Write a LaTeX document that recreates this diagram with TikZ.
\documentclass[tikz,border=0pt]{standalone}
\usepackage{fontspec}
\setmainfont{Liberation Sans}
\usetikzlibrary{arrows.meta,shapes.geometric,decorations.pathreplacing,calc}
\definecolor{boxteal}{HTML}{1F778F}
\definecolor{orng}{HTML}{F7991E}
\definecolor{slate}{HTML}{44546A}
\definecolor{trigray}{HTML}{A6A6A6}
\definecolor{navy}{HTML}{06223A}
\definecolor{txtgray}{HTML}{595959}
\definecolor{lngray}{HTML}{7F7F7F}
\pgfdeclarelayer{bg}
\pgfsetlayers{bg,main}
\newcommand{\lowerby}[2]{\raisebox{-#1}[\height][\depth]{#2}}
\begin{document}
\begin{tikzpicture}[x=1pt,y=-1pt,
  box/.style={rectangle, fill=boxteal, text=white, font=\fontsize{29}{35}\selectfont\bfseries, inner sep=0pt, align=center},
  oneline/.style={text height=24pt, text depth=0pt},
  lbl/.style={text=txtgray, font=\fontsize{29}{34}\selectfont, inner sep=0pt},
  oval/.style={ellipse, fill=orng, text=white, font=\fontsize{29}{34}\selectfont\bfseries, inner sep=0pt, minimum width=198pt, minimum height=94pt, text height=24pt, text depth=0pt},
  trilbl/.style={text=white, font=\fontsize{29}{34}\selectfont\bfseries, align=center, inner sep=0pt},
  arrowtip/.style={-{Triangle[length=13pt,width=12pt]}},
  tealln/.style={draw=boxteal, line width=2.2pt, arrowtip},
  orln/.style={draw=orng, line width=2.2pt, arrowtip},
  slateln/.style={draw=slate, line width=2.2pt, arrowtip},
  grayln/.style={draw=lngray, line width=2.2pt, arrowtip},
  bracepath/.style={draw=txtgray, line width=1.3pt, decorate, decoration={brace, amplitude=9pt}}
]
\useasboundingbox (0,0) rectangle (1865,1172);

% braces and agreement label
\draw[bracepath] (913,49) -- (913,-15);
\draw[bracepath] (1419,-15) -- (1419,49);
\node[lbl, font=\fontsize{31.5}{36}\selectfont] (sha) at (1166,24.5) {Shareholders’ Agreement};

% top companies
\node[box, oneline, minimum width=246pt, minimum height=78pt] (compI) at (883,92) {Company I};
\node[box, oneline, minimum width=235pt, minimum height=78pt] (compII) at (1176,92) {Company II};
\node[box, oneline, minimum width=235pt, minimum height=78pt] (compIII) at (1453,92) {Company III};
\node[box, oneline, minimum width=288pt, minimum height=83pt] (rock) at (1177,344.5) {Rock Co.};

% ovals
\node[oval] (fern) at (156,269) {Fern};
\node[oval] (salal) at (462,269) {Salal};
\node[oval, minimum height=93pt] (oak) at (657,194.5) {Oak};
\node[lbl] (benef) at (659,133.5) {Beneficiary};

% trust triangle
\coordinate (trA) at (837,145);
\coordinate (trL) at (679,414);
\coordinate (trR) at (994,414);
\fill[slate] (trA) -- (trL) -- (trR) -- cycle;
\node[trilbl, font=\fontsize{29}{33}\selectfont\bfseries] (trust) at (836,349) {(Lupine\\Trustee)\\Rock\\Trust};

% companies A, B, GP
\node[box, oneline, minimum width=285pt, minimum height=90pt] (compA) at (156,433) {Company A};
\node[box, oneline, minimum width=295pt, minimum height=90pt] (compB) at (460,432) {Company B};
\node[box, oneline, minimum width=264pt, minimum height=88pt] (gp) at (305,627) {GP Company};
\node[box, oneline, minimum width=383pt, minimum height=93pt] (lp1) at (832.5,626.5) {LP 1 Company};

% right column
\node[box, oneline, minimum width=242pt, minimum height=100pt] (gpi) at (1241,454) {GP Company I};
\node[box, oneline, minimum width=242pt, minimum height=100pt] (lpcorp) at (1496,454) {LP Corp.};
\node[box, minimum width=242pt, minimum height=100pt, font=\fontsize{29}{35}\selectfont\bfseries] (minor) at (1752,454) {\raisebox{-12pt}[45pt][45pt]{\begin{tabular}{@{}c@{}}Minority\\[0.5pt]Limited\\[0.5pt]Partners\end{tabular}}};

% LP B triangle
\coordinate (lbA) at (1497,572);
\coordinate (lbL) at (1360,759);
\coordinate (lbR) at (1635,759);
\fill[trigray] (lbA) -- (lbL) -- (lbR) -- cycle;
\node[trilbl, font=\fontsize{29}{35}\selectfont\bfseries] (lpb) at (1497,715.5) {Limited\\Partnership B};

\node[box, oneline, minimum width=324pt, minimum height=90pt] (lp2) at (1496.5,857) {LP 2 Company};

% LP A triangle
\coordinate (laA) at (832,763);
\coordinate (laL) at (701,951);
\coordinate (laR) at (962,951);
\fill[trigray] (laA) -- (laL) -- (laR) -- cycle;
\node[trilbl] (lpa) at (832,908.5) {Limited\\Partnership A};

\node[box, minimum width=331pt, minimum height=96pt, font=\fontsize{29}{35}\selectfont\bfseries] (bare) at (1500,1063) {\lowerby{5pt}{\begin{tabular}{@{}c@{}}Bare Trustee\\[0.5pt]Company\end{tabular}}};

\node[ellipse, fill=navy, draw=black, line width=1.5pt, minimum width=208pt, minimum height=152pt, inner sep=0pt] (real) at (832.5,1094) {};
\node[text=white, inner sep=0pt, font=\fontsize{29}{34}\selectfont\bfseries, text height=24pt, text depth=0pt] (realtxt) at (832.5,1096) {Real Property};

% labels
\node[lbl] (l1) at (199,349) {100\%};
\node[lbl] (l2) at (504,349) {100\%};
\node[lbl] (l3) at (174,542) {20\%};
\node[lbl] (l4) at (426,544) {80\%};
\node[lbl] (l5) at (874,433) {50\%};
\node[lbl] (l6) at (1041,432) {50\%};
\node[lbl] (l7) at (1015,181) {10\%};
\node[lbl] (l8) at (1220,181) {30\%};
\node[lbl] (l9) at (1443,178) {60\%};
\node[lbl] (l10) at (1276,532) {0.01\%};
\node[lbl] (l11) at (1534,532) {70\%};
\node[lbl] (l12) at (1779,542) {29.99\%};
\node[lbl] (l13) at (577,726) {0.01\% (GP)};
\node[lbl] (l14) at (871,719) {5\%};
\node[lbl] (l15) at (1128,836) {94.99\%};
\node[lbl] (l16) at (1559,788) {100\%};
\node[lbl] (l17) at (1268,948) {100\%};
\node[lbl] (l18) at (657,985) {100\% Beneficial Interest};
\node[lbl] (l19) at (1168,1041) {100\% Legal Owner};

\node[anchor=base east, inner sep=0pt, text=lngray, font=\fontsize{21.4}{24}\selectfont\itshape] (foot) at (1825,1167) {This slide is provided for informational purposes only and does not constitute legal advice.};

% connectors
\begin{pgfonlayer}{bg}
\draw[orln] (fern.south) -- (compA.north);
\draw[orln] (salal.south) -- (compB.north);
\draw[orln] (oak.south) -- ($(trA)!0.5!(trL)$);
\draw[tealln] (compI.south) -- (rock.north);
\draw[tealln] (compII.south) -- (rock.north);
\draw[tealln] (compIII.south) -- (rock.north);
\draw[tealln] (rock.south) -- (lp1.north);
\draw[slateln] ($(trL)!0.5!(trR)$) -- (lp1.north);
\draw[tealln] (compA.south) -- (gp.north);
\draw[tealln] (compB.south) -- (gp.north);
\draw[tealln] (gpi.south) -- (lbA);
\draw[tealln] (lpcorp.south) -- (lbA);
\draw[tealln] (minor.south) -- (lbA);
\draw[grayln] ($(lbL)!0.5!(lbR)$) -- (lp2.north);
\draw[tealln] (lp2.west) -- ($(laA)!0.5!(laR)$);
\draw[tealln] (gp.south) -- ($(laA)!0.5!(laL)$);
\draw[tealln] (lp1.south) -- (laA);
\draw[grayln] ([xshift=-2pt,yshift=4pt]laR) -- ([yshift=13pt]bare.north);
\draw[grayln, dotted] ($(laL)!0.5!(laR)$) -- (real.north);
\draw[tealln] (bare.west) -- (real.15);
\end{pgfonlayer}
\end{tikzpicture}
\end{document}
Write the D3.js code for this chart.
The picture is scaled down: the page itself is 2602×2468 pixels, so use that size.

────────────────────

TASK PROMPT: Extract every line from the one containing "Write the D3.js code for this chart." to the end of the entries, including both of those lines, exactly as given and with nothing added.

REPLY TO THE TASK:
Write the D3.js code for this chart.
The picture is scaled down: the page itself is 2602×2468 pixels, so use that size.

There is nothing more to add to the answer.